I’m just not sure why it needs to exist. The informational materials I can find talk about how this is much more convenient than using integers, because look at this:
for (j = 0; j < 3; ++j) {
...
}
Gack! Ew! Horrible! Who could possibly countenance such an unmaintainable pile of crap!
On the other hand, with iterators:
for (i = v.begin(); i != v.end(); ++i) {
...
}
Joy! Bliss! Worlds of pure contentment and sensible, consistent programming practices!

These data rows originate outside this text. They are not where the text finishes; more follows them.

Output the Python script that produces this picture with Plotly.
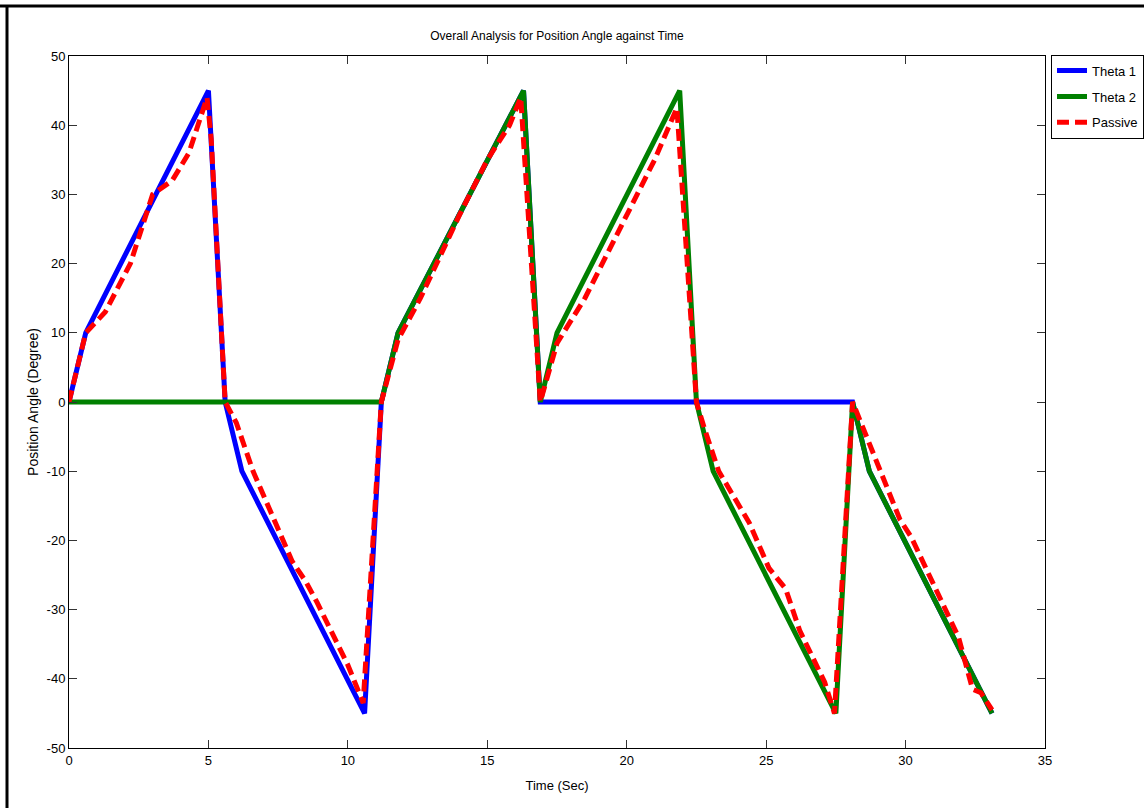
import plotly.graph_objects as go

# ---- data ----
t_theta1 = [0, 0.6, 5.0, 5.6, 6.2, 10.6, 11.2, 11.8, 16.3, 16.9, 28.1, 28.7, 33.1]
theta1 = [0, 10, 45, 0, -10, -45, 0, 10, 45, 0, 0, -10, -45]

t_theta2 = [0, 11.2, 11.8, 16.3, 16.9, 17.5, 21.9, 22.5, 23.1, 27.5, 28.1, 28.7, 33.1]
theta2 = [0, 0, 10, 45, 0, 10, 45, 0, -10, -45, 0, -10, -45]

t_passive = [0, 0.6, 1.3, 2.2, 3.0, 3.7, 4.3, 4.95, 5.1, 5.6,
             6.0, 6.6, 8.0, 8.5, 8.9, 10.0, 10.55, 11.2,
             11.8, 12.6, 14.0, 15.0, 15.8, 16.2, 16.9,
             17.5, 18.5, 20.0, 21.0, 21.8, 22.5,
             22.8, 23.3, 24.4, 25.1, 25.7, 26.2, 27.1, 27.45, 28.1,
             28.6, 29.8, 30.2, 31.1, 31.9, 32.4, 32.7, 33.1]
passive = [0, 10, 13, 20, 30, 32, 36, 44, 38, 0,
           -3, -10, -23, -26, -29, -38, -43.5, 0,
           9, 15, 27, 35, 40, 44, 0,
           8.5, 15, 27, 35, 42.5, 0,
           -4, -10, -17.5, -24, -27, -33, -40.5, -45, 0,
           -5, -17, -19.5, -27, -34, -41.5, -42, -44.5]

title_text = "Overall Analysis for Position Angle against Time"
x_title = "Time (Sec)"
y_title = "Position Angle (Degree)"
x_ticks = [0, 5, 10, 15, 20, 25, 30, 35]
y_ticks = [-50, -40, -30, -20, -10, 0, 10, 20, 30, 40, 50]
y_ticklabels = [str(v) for v in y_ticks]
x_ticklabels = [str(v) for v in x_ticks]

font_family = "Liberation Sans, Arial, sans-serif"

fig = go.Figure()
fig.add_trace(go.Scatter(x=t_theta1, y=theta1, mode="lines", name="Theta 1",
                         line=dict(color="#0000FF", width=5), legendgroup="a"))
fig.add_trace(go.Scatter(x=t_theta2, y=theta2, mode="lines", name="Theta 2",
                         line=dict(color="#008000", width=5), legendgroup="b"))
fig.add_trace(go.Scatter(x=t_passive, y=passive, mode="lines", name="Passive",
                         line=dict(color="#FF0000", width=5, dash="12px,6px"), legendgroup="c"))

# plot-area geometry in pixels (for decorative border lines)
L, R, T, B = 69, 1045, 56, 748
W, H = R - L, B - T
def px(x):
    return (x - L) / W
def py(y):
    return (B - y) / H

fig.update_layout(
    width=1144, height=808,
    margin=dict(l=L, r=1144 - R, t=T, b=808 - B, autoexpand=False),
    paper_bgcolor="white", plot_bgcolor="white",
    title=dict(text=title_text, x=0.5, xref="paper", xanchor="center",
               y=1 - 36 / 808, yanchor="middle",
               font=dict(family=font_family, size=12, color="black")),
    showlegend=True,
    legend=dict(x=px(1051), y=1.002, xanchor="left", yanchor="top",
                bordercolor="black", borderwidth=1, bgcolor="white",
                font=dict(family=font_family, size=13, color="black"),
                traceorder="grouped", tracegroupgap=6, itemwidth=30),
    xaxis=dict(range=[0, 35], tickvals=x_ticks, ticktext=x_ticklabels,
               ticks="inside", ticklen=8,
               tickcolor="#333", showline=True, linecolor="black", linewidth=1,
               mirror="ticks", showgrid=False, zeroline=False,
               tickfont=dict(family=font_family, size=13, color="black"),
               title=dict(text=x_title, font=dict(family=font_family, size=13, color="black"),
                          standoff=14)),
    yaxis=dict(range=[-50, 50], tickvals=y_ticks, ticktext=y_ticklabels,
               ticks="inside", ticklen=8,
               tickcolor="#333", showline=True, linecolor="black", linewidth=1,
               mirror="ticks", showgrid=False, zeroline=False,
               tickfont=dict(family=font_family, size=13, color="black"),
               title=dict(text=y_title, font=dict(family=font_family, size=14, color="black"),
                          standoff=4)),
    shapes=[
        dict(type="line", xref="paper", yref="paper", x0=px(0), x1=px(1144),
             y0=py(6), y1=py(6), line=dict(color="black", width=3), layer="above"),
        dict(type="line", xref="paper", yref="paper", x0=px(7), x1=px(7),
             y0=py(5), y1=py(808), line=dict(color="black", width=3), layer="above"),
    ],
)

fig.write_html("out.html",
               config={"displayModeBar": False},
               post_script="document.body.style.margin='0';document.body.style.overflow='hidden';")
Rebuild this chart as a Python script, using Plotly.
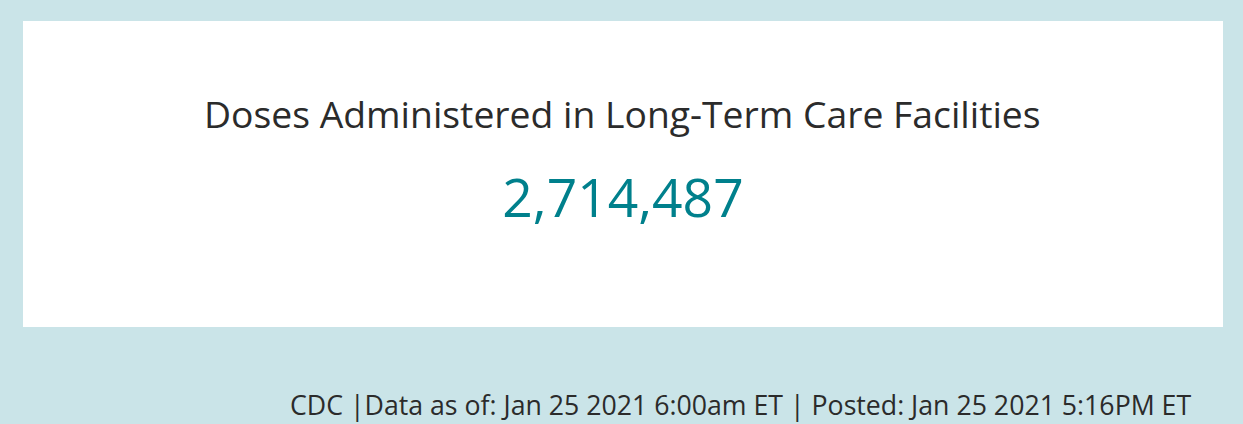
import plotly.graph_objects as go

W, H = 1243, 424
title_text = "Doses Administered in Long-Term Care Facilities"
dose_value = 2714487
footer_text = "CDC |Data as of: Jan 25 2021 6:00am ET | Posted: Jan 25 2021 5:16PM ET"

FONT = "Open Sans"
BG = "#CAE4E8"
TEAL = "#00808C"

def px(x):
    return x / W

def py(y):
    return 1 - y / H

fig = go.Figure()
fig.add_trace(go.Indicator(
    mode="number",
    value=dose_value,
    number=dict(valueformat=",d", font=dict(family=FONT, size=53.4, color=TEAL)),
    domain=dict(x=[px(23), px(1223)], y=[py(238), py(154)]),
))

fig.add_shape(type="rect", xref="paper", yref="paper",
              x0=px(23), x1=px(1223), y0=py(327), y1=py(21),
              fillcolor="white", line=dict(width=0), layer="below")

fig.add_annotation(text=title_text, xref="paper", yref="paper",
                   x=px(622), y=py(113), xanchor="center", yanchor="middle",
                   showarrow=False, font=dict(family=FONT, size=37.3, color="#2b2b2b"))
fig.add_annotation(text=footer_text, xref="paper", yref="paper",
                   x=px(1193), y=py(404), xanchor="right", yanchor="middle",
                   showarrow=False, font=dict(family=FONT, size=26.7, color="#2b2b2b"))

fig.update_layout(width=W, height=H, margin=dict(l=0, r=0, t=0, b=0),
                  paper_bgcolor=BG, plot_bgcolor=BG)
fig.write_html("out.html", config={"displayModeBar": False},
               post_script="document.body.style.margin='0';document.body.style.background='" + BG + "';")
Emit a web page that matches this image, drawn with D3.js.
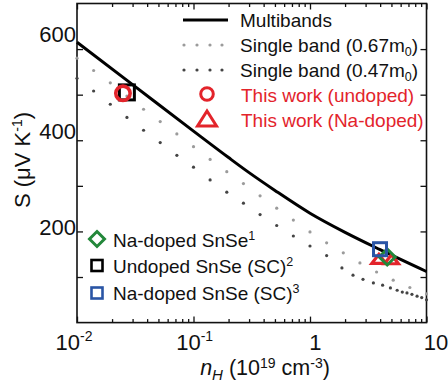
<!DOCTYPE html>
<html><head><meta charset="utf-8">
<script src="https://cdn.jsdelivr.net/npm/d3@7"></script>
<style>
html,body{margin:0;padding:0;background:#fff;}
svg{display:block;font-family:"Liberation Sans",Arial,Helvetica,sans-serif;}
</style></head>
<body><svg id="chart" width="448" height="392"></svg>
<script>
// Seebeck coefficient S versus Hall carrier concentration n_H for SnSe.

// Multiband model (solid line)
const multibandN = [0.01, 0.03, 0.1, 0.2, 0.3, 0.5, 1, 2, 4, 10];
const multibandS = [615, 522, 420, 362, 329, 290, 240, 198, 160, 112];

// Single parabolic band, m* = 0.67 m0 (one entry per plotted dot)
const band067N = [0.01, 0.01389, 0.01931, 0.02683, 0.03728, 0.05179, 0.07197, 0.1,
  0.1389, 0.1931, 0.2683, 0.3728, 0.5179, 0.7197, 1, 1.389, 1.931, 2.683, 3.728,
  5.179, 7.197, 10];
const band067S = [580, 553, 526, 497, 468, 441, 414, 386, 358, 331, 305, 278, 251,
  225, 199, 175, 153, 131, 111, 93, 77, 63];

// Single parabolic band, m* = 0.47 m0 (one entry per plotted dot)
const band047N = [0.01, 0.01389, 0.01931, 0.02683, 0.03728, 0.05179, 0.07197, 0.1,
  0.1389, 0.1931, 0.2683, 0.3728, 0.5179, 0.7197, 1, 1.389, 1.88, 2.34, 2.85, 3.5,
  4.2, 4.9, 5.6, 6.2, 6.8, 7.5, 8.3, 9.1, 10];
const band047S = [536, 508, 479, 450, 422, 395, 367, 341, 313, 286, 262, 237, 213,
  190, 168, 147, 120, 104, 95, 87, 82, 76, 71, 67, 65, 62, 58, 55, 50];

// Measured points
const undopedN = [0.0248];          // This work (undoped)
const undopedS = [503];
const naDopedN = [3.9, 5.0];        // This work (Na-doped)
const naDopedS = [140, 139];
const ref1N = [4.6];                // Na-doped SnSe [1]
const ref1S = [144];
const ref2N = [0.0268];             // Undoped SnSe (SC) [2]
const ref2S = [505];
const ref3N = [3.99];               // Na-doped SnSe (SC) [3]
const ref3S = [161];

// Axis ticks
const xMajorTicks = [0.01, 0.1, 1, 10];
const xTickExp = ["-2", "-1", "", ""];
const xTickBase = ["10", "10", "1", "10"];
const yMajorTicks = [100, 200, 300, 400, 500, 600];
const yTickLabels = [200, 400, 600];

const RED = "#e3242b", GREEN = "#23873a", BLUE = "#2a55a5",
      GREY = "#9b9b9b", DARK = "#444";

const svg = d3.select("#chart");
const L = 77, R = 426.5, T = 3.5, B = 322.6;

const x = d3.scaleLog().domain([0.01, 10]).range([L, R]);
const y = d3.scaleLinear().domain([0, 700]).range([B, T]);
// tick-label placement (labels sit slightly spread relative to the frame)
const xLab = d3.scaleLog().domain([0.01, 10]).range([74, 436]);
const yLab = d3.scaleLinear().domain([200, 600]).range([235, 42]);

// ----- axes (ticks inward, mirrored on all sides)
const minorX = [];
[0.01, 0.1, 1].forEach(d => { for (let k = 2; k <= 9; k++) minorX.push(d * k); });

const ax = svg.append("g");
ax.append("g").attr("transform", `translate(0,${B})`)
  .call(d3.axisBottom(x).tickValues(xMajorTicks).tickSizeInner(-6).tickSizeOuter(0).tickFormat(""));
ax.append("g").attr("transform", `translate(0,${B})`)
  .call(d3.axisBottom(x).tickValues(minorX).tickSizeInner(-3.5).tickSizeOuter(0).tickFormat(""));
ax.append("g").attr("transform", `translate(0,${T})`)
  .call(d3.axisTop(x).tickValues(xMajorTicks).tickSizeInner(-6).tickSizeOuter(0).tickFormat(""));
ax.append("g").attr("transform", `translate(0,${T})`)
  .call(d3.axisTop(x).tickValues(minorX).tickSizeInner(-3.5).tickSizeOuter(0).tickFormat(""));
ax.append("g").attr("transform", `translate(${L},0)`)
  .call(d3.axisLeft(y).tickValues(yMajorTicks).tickSizeInner(-6).tickSizeOuter(0).tickFormat(""));
ax.append("g").attr("transform", `translate(${R},0)`)
  .call(d3.axisRight(y).tickValues(yMajorTicks).tickSizeInner(-6).tickSizeOuter(0).tickFormat(""));
ax.selectAll(".domain").remove();
ax.selectAll("line").attr("stroke", "#111").attr("stroke-width", 1.3);

svg.append("rect").attr("x", L).attr("y", T).attr("width", R - L).attr("height", B - T)
  .attr("fill", "none").attr("stroke", "#111").attr("stroke-width", 1.6);

// tick labels
const xl = svg.append("g").attr("font-size", 22).attr("fill", "#111");
xMajorTicks.forEach((v, i) => {
  const t = xl.append("text").attr("x", xLab(v)).attr("y", 350).attr("text-anchor", "middle");
  t.append("tspan").text(xTickBase[i]);
  if (xTickExp[i]) t.append("tspan").attr("font-size", 14).attr("dy", -9).text(xTickExp[i]);
});
const yl = svg.append("g").attr("font-size", 22).attr("fill", "#111");
yTickLabels.forEach(v => {
  yl.append("text").attr("x", 76).attr("y", yLab(v)).attr("text-anchor", "end").text(v);
});

// axis titles
const xt = svg.append("text").attr("x", 265).attr("y", 375).attr("text-anchor", "middle")
  .attr("font-size", 21.5).attr("fill", "#111");
xt.append("tspan").attr("font-style", "italic").text("n");
xt.append("tspan").attr("font-style", "italic").attr("font-size", 15).attr("dy", 5).text("H");
xt.append("tspan").attr("dy", -5).text(" (10");
xt.append("tspan").attr("font-size", 14).attr("dy", -7).text("19");
xt.append("tspan").attr("dy", 7).text(" cm");
xt.append("tspan").attr("font-size", 14).attr("dy", -7).text("-3");
xt.append("tspan").attr("dy", 7).text(")");

const yt = svg.append("text").attr("transform", "translate(30,160) rotate(-90)")
  .attr("text-anchor", "middle").attr("font-size", 22).attr("fill", "#111");
yt.append("tspan").text("S (\u03bcV K");
yt.append("tspan").attr("font-size", 14).attr("dy", -8).text("-1");
yt.append("tspan").attr("dy", 8).text(")");

// ----- curves
const plot = svg.append("g");
const mb = multibandN.map((n, i) => [x(n), y(multibandS[i])]);
plot.append("path").attr("d", d3.line().curve(d3.curveMonotoneX)(mb))
  .attr("fill", "none").attr("stroke", "#000").attr("stroke-width", 3);

plot.append("g").selectAll("circle").data(band067N).join("circle")
  .attr("cx", d => x(d)).attr("cy", (d, i) => y(band067S[i])).attr("r", 1.6).attr("fill", GREY);
plot.append("g").selectAll("circle").data(band047N).join("circle")
  .attr("cx", d => x(d)).attr("cy", (d, i) => y(band047S[i])).attr("r", 1.6).attr("fill", DARK);

// ----- markers
function square(g, cx, cy, s, color, sw) {
  g.append("rect").attr("x", cx - s / 2).attr("y", cy - s / 2).attr("width", s).attr("height", s)
    .attr("fill", "none").attr("stroke", color).attr("stroke-width", sw);
}
function diamond(g, cx, cy, s, color, sw) {
  g.append("path").attr("d", `M${cx},${cy - s}L${cx + s},${cy}L${cx},${cy + s}L${cx - s},${cy}Z`)
    .attr("fill", "none").attr("stroke", color).attr("stroke-width", sw);
}
function triangle(g, cx, cy, w, h, color, sw) {
  g.append("path").attr("d", `M${cx},${cy - h / 2}L${cx + w / 2},${cy + h / 2}L${cx - w / 2},${cy + h / 2}Z`)
    .attr("fill", "none").attr("stroke", color).attr("stroke-width", sw).attr("stroke-linejoin", "miter");
}
const mk = svg.append("g");
ref2N.forEach((n, i) => square(mk, x(n), y(ref2S[i]), 15, "#000", 3));
undopedN.forEach((n, i) => mk.append("circle").attr("cx", x(n)).attr("cy", y(undopedS[i])).attr("r", 7.2)
  .attr("fill", "none").attr("stroke", RED).attr("stroke-width", 3.6));
naDopedN.forEach((n, i) => triangle(mk, x(n), y(naDopedS[i]), 14, 9, RED, 3.2));
ref1N.forEach((n, i) => diamond(mk, x(n), y(ref1S[i]), 8, GREEN, 3));
ref3N.forEach((n, i) => square(mk, x(n), y(ref3S[i]), 13, BLUE, 3));

// ----- legend (top right)
const lg = svg.append("g").attr("font-size", 19);
const lx = 240;
lg.append("line").attr("x1", 183).attr("x2", 228).attr("y1", 20).attr("y2", 20)
  .attr("stroke", "#000").attr("stroke-width", 3);
lg.append("text").attr("x", lx).attr("y", 27).attr("fill", "#111").text("Multibands");
[184, 197, 210, 222].forEach(cx => {
  lg.append("circle").attr("cx", cx).attr("cy", 45).attr("r", 1.6).attr("fill", GREY);
  lg.append("circle").attr("cx", cx).attr("cy", 70).attr("r", 1.6).attr("fill", DARK);
});
[[52, "0.67"], [77, "0.47"]].forEach(([yy, m]) => {
  const t = lg.append("text").attr("x", lx).attr("y", yy).attr("fill", "#111");
  t.append("tspan").text(`Single band (${m}m`);
  t.append("tspan").attr("font-size", 12.5).attr("dy", 4).text("0");
  t.append("tspan").attr("dy", -4).text(")");
});
lg.append("circle").attr("cx", 207).attr("cy", 94).attr("r", 6.3)
  .attr("fill", "none").attr("stroke", RED).attr("stroke-width", 3);
lg.append("text").attr("x", lx + 1).attr("y", 102).attr("fill", RED).text("This work (undoped)");
triangle(lg, 207, 118.5, 19, 15, RED, 3);
lg.append("text").attr("x", lx + 1).attr("y", 127).attr("fill", RED).text("This work (Na-doped)");

// ----- legend (bottom left)
const lb = svg.append("g").attr("font-size", 19).attr("fill", "#111");
diamond(lb, 97, 239, 7.5, GREEN, 3);
square(lb, 97, 265.5, 11, "#000", 2.6);
square(lb, 97, 293, 11, BLUE, 2.6);
const r1 = lb.append("text").attr("x", 113).attr("y", 247);
r1.append("tspan").text("Na-doped SnSe");
r1.append("tspan").attr("font-size", 12.5).attr("dy", -7).text("1");
const r2 = lb.append("text").attr("x", 113).attr("y", 273);
r2.append("tspan").text("Undoped SnSe (SC)");
r2.append("tspan").attr("font-size", 12.5).attr("dy", -7).text("2");
const r3 = lb.append("text").attr("x", 113).attr("y", 300);
r3.append("tspan").text("Na-doped SnSe (SC)");
r3.append("tspan").attr("font-size", 12.5).attr("dy", -7).text("3");
</script>
</body></html>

Based on further research it seems like iterators are essentially the C++ answer to the standardized iteration interfaces found in languages like Python, and that have since been adopted by virtually every language under the sun because they’re hella convenient. In most languages, though, that takes the form of essentially a foreach
loop, which is far and away (in my opinion) the most sensible way of approaching iteration. C++ just had to be different, I guess.
foreach
loop!I should probably hold my criticism, though. After all, I’ve been using this language for less than 24 hours, whereas the C++ standards committee presumably has a little more experience than that. And I’m sure the C++ standards committee has never made a bad decision, so I must just be failing to appreciate the depth and perspicacity of their design choices.
Anyway this all works now, so I guess that’s Day 2 completed. Join us next time when we take on the great-graddad of all systems languages, assembly!
Just kidding, I’m not doing assembly. Not yet, anyway. Maybe next year.